[Entries with chart source code]
=-=-=
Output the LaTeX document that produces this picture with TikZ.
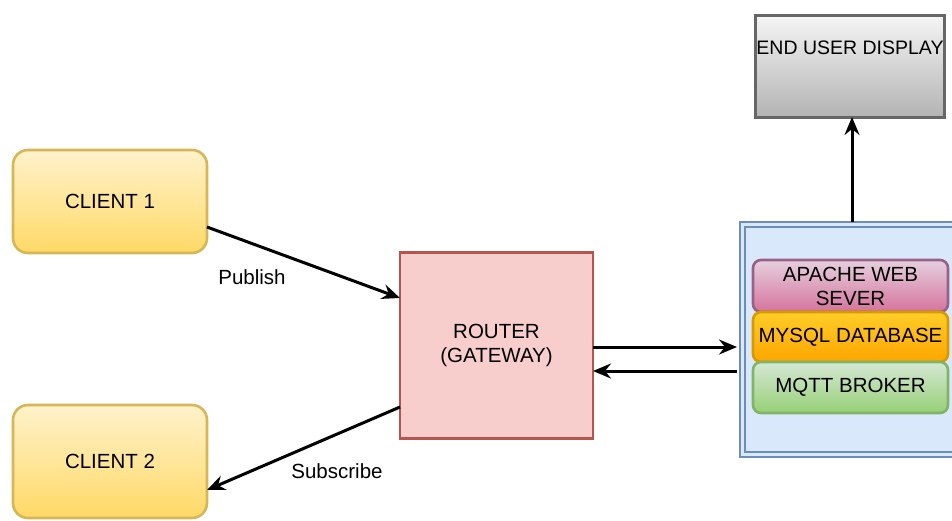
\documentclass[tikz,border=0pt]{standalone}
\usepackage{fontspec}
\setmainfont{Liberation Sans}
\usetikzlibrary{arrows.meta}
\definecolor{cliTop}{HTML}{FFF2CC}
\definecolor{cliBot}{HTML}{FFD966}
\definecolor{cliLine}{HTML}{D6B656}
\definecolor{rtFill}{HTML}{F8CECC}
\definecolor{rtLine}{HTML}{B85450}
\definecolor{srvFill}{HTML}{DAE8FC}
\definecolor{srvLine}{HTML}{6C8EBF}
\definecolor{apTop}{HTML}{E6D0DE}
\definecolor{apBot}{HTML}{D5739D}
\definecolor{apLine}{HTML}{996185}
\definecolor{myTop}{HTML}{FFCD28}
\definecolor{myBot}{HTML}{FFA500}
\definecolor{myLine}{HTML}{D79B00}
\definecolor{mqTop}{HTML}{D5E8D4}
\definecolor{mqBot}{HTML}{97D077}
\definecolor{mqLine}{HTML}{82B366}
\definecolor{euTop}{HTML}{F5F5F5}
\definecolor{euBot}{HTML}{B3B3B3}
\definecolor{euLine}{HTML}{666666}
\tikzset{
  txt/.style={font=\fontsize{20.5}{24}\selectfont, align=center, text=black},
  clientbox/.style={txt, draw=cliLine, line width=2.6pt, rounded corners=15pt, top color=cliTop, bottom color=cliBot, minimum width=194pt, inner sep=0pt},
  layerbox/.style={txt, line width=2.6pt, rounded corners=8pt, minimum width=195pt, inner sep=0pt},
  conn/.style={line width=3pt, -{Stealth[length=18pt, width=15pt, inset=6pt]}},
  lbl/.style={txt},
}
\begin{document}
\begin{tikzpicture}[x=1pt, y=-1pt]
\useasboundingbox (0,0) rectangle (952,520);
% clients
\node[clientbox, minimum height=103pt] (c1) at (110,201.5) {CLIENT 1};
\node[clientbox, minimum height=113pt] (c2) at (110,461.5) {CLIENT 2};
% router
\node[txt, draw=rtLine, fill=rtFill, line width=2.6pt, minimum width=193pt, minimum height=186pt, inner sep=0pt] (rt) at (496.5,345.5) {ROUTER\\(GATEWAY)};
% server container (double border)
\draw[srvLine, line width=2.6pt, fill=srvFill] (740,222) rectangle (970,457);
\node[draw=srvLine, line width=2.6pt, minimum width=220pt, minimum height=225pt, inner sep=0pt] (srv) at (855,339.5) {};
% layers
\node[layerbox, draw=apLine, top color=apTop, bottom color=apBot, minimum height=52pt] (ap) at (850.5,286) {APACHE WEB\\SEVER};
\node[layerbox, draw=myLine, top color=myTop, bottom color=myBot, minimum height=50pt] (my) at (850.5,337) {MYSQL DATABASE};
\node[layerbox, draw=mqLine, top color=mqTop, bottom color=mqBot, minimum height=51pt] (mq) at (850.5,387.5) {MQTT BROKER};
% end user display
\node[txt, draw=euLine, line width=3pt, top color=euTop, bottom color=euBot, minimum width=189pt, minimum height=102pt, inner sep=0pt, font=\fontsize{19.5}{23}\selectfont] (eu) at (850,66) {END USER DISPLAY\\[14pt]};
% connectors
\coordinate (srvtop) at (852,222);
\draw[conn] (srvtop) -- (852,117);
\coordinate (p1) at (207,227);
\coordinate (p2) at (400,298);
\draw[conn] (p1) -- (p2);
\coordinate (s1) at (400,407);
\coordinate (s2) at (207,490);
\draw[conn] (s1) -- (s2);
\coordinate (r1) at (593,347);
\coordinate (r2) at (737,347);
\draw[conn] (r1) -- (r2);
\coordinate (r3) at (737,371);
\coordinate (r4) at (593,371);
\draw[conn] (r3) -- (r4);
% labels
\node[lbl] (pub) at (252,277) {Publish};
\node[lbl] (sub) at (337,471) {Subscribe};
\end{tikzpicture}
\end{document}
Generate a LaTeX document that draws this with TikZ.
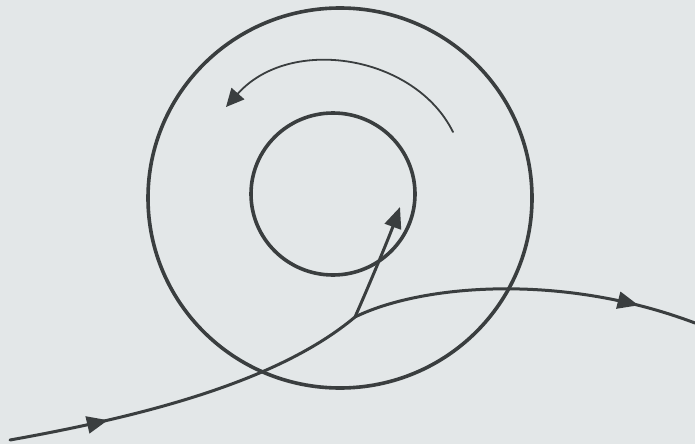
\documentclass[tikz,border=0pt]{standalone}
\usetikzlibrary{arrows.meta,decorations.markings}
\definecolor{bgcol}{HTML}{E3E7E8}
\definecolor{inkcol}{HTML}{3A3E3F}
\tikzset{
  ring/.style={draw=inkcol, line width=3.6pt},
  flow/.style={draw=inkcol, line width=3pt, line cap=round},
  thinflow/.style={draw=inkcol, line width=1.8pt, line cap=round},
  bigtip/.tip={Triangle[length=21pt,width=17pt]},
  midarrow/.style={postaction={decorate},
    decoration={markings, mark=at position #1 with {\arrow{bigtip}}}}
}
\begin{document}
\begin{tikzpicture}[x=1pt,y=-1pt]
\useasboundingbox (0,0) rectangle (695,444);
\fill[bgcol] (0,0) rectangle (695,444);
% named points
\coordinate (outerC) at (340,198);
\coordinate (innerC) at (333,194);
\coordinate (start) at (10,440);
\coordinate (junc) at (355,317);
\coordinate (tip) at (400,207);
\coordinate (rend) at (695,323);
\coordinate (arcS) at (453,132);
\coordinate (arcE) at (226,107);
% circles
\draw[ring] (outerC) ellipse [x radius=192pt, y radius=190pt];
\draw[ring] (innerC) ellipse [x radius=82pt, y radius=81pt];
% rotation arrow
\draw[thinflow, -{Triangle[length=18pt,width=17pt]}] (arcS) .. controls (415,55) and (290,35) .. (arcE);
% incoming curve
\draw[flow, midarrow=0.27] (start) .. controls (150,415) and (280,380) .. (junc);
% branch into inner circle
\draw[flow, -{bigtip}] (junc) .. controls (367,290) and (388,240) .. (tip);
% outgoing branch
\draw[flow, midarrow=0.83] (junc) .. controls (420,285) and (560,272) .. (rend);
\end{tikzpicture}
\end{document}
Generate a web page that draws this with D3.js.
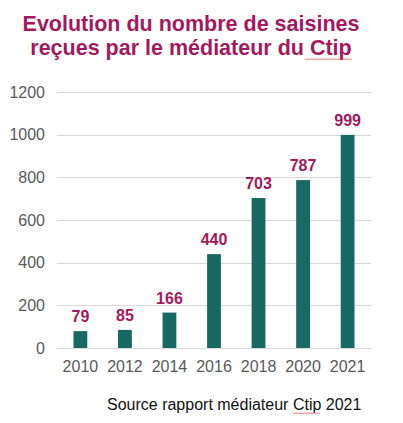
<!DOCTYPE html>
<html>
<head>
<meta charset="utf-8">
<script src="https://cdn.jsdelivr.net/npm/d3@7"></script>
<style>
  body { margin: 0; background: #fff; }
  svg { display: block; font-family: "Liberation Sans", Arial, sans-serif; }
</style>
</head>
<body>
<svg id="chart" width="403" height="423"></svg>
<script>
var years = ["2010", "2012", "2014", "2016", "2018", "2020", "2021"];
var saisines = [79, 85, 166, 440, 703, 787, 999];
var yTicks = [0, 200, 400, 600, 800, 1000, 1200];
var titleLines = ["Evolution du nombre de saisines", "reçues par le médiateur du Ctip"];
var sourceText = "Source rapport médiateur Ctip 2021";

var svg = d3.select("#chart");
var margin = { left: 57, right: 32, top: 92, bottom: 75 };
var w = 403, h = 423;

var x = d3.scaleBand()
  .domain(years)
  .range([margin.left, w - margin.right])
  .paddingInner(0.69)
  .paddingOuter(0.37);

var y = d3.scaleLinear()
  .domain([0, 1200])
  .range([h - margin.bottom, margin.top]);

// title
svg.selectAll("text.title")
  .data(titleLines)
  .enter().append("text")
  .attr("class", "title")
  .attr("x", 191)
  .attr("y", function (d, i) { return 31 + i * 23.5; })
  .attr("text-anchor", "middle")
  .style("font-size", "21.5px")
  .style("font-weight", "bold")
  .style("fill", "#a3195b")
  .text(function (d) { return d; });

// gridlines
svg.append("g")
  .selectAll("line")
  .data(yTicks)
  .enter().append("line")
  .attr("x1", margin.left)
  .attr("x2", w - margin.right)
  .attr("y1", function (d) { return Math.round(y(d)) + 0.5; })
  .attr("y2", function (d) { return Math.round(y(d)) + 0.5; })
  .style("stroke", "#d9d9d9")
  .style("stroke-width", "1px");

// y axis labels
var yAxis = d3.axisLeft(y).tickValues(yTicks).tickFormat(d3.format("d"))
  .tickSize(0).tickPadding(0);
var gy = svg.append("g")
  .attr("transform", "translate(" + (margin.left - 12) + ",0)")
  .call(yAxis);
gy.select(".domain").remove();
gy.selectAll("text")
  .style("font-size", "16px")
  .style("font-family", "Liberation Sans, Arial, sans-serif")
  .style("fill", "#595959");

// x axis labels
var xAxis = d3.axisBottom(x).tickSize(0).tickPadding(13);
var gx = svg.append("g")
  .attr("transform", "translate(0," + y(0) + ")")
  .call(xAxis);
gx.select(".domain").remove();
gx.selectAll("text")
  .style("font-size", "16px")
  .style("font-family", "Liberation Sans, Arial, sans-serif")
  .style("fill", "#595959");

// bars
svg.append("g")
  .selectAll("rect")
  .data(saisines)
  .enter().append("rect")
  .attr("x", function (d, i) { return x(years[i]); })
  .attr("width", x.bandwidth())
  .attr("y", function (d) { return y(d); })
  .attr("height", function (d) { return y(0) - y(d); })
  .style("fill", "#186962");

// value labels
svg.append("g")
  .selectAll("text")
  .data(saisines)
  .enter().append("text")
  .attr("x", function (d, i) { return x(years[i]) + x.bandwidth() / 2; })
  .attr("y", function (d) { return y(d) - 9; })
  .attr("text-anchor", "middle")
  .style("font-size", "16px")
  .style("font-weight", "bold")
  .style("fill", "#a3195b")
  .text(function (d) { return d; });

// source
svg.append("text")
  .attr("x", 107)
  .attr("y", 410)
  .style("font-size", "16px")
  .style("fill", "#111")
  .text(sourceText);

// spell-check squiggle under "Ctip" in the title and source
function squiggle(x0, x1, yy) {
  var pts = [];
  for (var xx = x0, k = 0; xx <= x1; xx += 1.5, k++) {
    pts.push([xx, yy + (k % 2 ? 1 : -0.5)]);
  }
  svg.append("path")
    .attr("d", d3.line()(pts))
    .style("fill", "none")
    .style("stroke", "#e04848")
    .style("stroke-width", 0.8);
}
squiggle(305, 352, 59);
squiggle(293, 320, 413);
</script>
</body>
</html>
=-=-=
• [Given task]: Your job is to reproduce the lines from the one with "Generate a web" through the one with "- margin.bottom, margin.top]);", both kept, exactly as they are. Leave out the pictures.

• [Complete response]:
Generate a web page that draws this with D3.js.
<!DOCTYPE html>
<html>
<head>
<meta charset="utf-8">
<script src="https://cdn.jsdelivr.net/npm/d3@7"></script>
<style>
  body { margin: 0; background: #fff; }
  svg { display: block; font-family: "Liberation Sans", Arial, sans-serif; }
</style>
</head>
<body>
<svg id="chart" width="403" height="423"></svg>
<script>
var years = ["2010", "2012", "2014", "2016", "2018", "2020", "2021"];
var saisines = [79, 85, 166, 440, 703, 787, 999];
var yTicks = [0, 200, 400, 600, 800, 1000, 1200];
var titleLines = ["Evolution du nombre de saisines", "reçues par le médiateur du Ctip"];
var sourceText = "Source rapport médiateur Ctip 2021";

var svg = d3.select("#chart");
var margin = { left: 57, right: 32, top: 92, bottom: 75 };
var w = 403, h = 423;

var x = d3.scaleBand()
  .domain(years)
  .range([margin.left, w - margin.right])
  .paddingInner(0.69)
  .paddingOuter(0.37);

var y = d3.scaleLinear()
  .domain([0, 1200])
  .range([h - margin.bottom, margin.top]);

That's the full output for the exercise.